__WHAT THE TASK REQUIRES__
Write out the opening lines of the data word for word, up to and including the line with "from plotly.subplots import make_subplots", and leave every picture and every later line out.

__RECORDED DATA__
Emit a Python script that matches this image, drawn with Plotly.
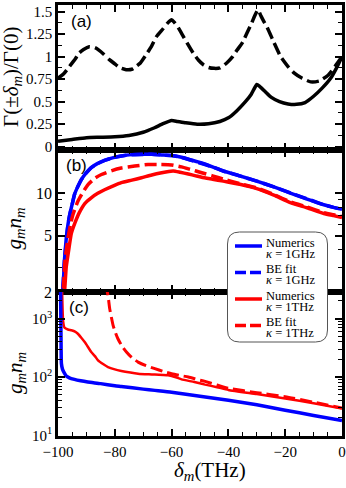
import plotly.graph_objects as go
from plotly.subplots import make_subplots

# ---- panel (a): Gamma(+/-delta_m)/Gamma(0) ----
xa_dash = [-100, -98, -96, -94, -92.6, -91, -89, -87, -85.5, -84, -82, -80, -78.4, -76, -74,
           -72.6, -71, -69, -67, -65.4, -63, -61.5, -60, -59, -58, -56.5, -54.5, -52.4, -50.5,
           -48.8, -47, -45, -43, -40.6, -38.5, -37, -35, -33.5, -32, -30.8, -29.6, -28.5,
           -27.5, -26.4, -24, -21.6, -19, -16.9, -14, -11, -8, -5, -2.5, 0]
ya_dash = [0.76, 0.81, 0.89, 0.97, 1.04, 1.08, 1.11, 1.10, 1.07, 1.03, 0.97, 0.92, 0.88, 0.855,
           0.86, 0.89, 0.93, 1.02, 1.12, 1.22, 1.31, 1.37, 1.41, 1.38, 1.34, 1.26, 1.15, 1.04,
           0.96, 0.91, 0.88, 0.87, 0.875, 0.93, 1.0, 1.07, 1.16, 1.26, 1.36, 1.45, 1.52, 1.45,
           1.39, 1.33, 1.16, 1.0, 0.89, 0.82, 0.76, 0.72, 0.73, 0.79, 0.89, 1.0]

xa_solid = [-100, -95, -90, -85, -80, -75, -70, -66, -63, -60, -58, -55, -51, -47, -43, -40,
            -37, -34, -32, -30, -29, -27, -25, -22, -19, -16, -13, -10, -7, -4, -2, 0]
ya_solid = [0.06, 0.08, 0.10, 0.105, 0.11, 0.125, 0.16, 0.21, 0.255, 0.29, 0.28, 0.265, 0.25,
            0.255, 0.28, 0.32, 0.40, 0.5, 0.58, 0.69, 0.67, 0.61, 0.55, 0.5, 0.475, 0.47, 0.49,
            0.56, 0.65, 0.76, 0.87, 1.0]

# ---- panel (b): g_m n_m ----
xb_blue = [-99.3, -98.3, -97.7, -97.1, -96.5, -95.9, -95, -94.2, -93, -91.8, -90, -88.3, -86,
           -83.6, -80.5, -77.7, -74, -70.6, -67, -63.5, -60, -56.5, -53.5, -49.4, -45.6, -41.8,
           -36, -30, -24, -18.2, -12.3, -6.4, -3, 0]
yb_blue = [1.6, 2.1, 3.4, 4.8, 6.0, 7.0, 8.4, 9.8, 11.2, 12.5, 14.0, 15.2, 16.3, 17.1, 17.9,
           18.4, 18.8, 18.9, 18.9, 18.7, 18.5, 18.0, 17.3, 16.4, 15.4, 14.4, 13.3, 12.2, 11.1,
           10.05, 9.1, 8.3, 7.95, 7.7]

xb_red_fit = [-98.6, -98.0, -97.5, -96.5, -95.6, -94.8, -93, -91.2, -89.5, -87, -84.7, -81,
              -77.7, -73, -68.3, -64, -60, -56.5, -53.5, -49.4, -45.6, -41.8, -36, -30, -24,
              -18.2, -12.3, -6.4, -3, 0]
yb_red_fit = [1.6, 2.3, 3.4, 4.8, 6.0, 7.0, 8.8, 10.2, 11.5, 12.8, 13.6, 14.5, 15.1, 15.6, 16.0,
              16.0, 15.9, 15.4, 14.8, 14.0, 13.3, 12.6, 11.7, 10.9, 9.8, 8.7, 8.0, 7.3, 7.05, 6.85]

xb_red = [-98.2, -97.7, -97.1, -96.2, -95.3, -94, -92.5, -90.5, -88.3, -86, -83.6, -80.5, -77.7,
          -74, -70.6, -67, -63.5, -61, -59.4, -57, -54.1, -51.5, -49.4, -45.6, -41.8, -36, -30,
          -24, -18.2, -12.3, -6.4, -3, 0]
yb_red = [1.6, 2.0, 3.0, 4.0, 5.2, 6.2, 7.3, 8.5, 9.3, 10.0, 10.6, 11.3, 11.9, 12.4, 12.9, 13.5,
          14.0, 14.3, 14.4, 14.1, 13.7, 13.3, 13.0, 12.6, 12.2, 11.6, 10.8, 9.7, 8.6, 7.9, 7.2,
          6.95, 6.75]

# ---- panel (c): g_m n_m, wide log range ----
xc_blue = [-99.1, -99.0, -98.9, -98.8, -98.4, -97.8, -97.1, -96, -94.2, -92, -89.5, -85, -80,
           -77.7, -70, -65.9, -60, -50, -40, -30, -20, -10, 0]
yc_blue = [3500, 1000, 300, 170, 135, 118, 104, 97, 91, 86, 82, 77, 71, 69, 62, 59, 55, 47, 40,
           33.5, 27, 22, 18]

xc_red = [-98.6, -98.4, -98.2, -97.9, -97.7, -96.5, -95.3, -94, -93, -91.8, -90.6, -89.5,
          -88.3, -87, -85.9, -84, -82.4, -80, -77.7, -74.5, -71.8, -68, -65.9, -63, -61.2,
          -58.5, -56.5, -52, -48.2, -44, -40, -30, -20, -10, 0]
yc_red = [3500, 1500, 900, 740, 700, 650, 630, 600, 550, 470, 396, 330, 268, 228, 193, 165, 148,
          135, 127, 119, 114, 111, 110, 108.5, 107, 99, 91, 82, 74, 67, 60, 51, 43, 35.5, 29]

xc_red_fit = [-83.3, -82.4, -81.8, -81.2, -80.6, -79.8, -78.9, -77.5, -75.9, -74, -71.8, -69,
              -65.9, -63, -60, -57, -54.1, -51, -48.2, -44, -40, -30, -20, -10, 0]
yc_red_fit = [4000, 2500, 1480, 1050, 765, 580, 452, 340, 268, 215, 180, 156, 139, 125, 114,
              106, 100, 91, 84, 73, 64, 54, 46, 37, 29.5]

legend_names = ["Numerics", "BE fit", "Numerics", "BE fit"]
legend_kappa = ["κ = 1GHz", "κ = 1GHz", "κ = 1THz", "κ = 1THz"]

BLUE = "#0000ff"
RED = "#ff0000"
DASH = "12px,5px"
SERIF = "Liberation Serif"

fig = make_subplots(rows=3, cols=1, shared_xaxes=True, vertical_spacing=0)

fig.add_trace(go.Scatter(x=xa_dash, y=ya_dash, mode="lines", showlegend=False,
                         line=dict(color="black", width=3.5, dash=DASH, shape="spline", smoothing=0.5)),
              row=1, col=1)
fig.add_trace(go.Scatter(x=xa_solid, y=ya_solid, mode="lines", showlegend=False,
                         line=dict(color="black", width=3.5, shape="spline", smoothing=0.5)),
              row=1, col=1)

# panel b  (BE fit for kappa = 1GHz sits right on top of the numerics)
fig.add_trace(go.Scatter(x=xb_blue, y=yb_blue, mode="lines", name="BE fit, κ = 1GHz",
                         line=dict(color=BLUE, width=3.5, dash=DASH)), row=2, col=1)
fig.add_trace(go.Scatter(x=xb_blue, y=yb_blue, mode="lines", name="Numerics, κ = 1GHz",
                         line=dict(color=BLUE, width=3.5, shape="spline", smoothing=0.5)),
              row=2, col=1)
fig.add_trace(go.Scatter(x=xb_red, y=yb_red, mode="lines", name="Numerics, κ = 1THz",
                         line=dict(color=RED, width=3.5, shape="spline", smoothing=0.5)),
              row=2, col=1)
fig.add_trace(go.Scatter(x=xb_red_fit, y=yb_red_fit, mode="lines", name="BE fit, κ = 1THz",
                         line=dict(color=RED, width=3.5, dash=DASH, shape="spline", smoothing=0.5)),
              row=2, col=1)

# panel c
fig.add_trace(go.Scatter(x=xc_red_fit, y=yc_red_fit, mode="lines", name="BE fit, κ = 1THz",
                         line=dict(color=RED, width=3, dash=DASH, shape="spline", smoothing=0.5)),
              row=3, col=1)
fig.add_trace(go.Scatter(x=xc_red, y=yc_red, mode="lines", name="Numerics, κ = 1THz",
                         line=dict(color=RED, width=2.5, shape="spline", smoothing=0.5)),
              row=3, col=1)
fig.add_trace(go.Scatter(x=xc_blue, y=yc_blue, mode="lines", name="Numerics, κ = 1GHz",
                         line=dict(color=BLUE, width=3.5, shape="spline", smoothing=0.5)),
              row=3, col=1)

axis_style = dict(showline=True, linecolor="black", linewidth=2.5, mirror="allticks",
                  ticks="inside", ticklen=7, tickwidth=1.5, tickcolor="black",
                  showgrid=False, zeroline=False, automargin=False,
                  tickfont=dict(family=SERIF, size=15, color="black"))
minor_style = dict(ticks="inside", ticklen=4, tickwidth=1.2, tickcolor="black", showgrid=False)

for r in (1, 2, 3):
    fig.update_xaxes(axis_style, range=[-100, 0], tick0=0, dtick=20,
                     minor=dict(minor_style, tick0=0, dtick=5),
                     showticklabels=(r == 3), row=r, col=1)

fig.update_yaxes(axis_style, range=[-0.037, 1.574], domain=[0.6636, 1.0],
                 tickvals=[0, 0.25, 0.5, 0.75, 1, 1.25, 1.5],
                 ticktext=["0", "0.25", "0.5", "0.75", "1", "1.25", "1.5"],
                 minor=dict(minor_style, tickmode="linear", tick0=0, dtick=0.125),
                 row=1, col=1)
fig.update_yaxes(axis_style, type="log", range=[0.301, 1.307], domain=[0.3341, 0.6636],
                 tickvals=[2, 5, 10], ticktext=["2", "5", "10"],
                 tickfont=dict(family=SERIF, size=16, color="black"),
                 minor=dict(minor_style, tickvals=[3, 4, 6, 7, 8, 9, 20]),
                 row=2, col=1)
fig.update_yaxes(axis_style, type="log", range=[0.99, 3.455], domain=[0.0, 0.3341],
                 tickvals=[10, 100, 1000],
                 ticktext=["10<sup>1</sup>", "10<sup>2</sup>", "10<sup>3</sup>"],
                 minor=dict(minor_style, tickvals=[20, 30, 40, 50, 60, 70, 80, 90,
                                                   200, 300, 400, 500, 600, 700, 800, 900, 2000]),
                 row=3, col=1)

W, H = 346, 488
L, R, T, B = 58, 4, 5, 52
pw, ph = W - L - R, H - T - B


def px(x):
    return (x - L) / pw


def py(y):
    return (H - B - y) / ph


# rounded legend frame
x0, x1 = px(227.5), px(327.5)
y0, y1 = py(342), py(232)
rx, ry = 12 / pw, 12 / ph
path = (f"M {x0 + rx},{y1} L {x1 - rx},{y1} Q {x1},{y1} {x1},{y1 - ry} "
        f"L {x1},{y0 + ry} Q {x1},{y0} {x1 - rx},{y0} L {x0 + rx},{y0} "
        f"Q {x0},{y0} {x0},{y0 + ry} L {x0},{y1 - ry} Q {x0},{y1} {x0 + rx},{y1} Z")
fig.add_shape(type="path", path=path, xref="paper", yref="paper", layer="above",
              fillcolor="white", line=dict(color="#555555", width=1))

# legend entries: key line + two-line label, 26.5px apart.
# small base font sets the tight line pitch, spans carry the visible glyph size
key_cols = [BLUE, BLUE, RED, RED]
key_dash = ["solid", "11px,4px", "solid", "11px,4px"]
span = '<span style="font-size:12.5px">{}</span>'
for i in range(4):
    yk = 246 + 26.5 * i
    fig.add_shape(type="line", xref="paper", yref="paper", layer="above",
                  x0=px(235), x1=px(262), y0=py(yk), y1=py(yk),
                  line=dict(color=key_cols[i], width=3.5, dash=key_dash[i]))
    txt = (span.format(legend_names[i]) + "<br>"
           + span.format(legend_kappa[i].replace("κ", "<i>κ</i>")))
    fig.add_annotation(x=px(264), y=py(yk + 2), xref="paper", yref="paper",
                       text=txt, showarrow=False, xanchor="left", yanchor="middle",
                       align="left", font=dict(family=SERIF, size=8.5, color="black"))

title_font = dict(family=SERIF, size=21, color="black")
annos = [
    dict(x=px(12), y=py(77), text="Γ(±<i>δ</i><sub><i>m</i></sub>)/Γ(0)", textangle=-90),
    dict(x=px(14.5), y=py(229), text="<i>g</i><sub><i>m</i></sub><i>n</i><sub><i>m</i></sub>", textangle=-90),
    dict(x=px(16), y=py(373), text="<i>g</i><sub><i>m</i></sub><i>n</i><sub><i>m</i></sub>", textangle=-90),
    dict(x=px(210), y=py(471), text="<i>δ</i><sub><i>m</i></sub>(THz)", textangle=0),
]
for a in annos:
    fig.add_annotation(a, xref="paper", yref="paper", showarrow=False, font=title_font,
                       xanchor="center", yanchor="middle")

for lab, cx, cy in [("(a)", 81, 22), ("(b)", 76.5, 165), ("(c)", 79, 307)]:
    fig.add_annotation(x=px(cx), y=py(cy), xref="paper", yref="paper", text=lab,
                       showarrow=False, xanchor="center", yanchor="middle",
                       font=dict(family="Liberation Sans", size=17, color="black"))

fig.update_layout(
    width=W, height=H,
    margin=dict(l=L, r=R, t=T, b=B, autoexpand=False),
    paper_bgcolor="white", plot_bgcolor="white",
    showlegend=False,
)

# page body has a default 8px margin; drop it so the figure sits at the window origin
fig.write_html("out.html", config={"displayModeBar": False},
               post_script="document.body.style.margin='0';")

__RESULT BELOW__
Emit a Python script that matches this image, drawn with Plotly.
import plotly.graph_objects as go
from plotly.subplots import make_subplots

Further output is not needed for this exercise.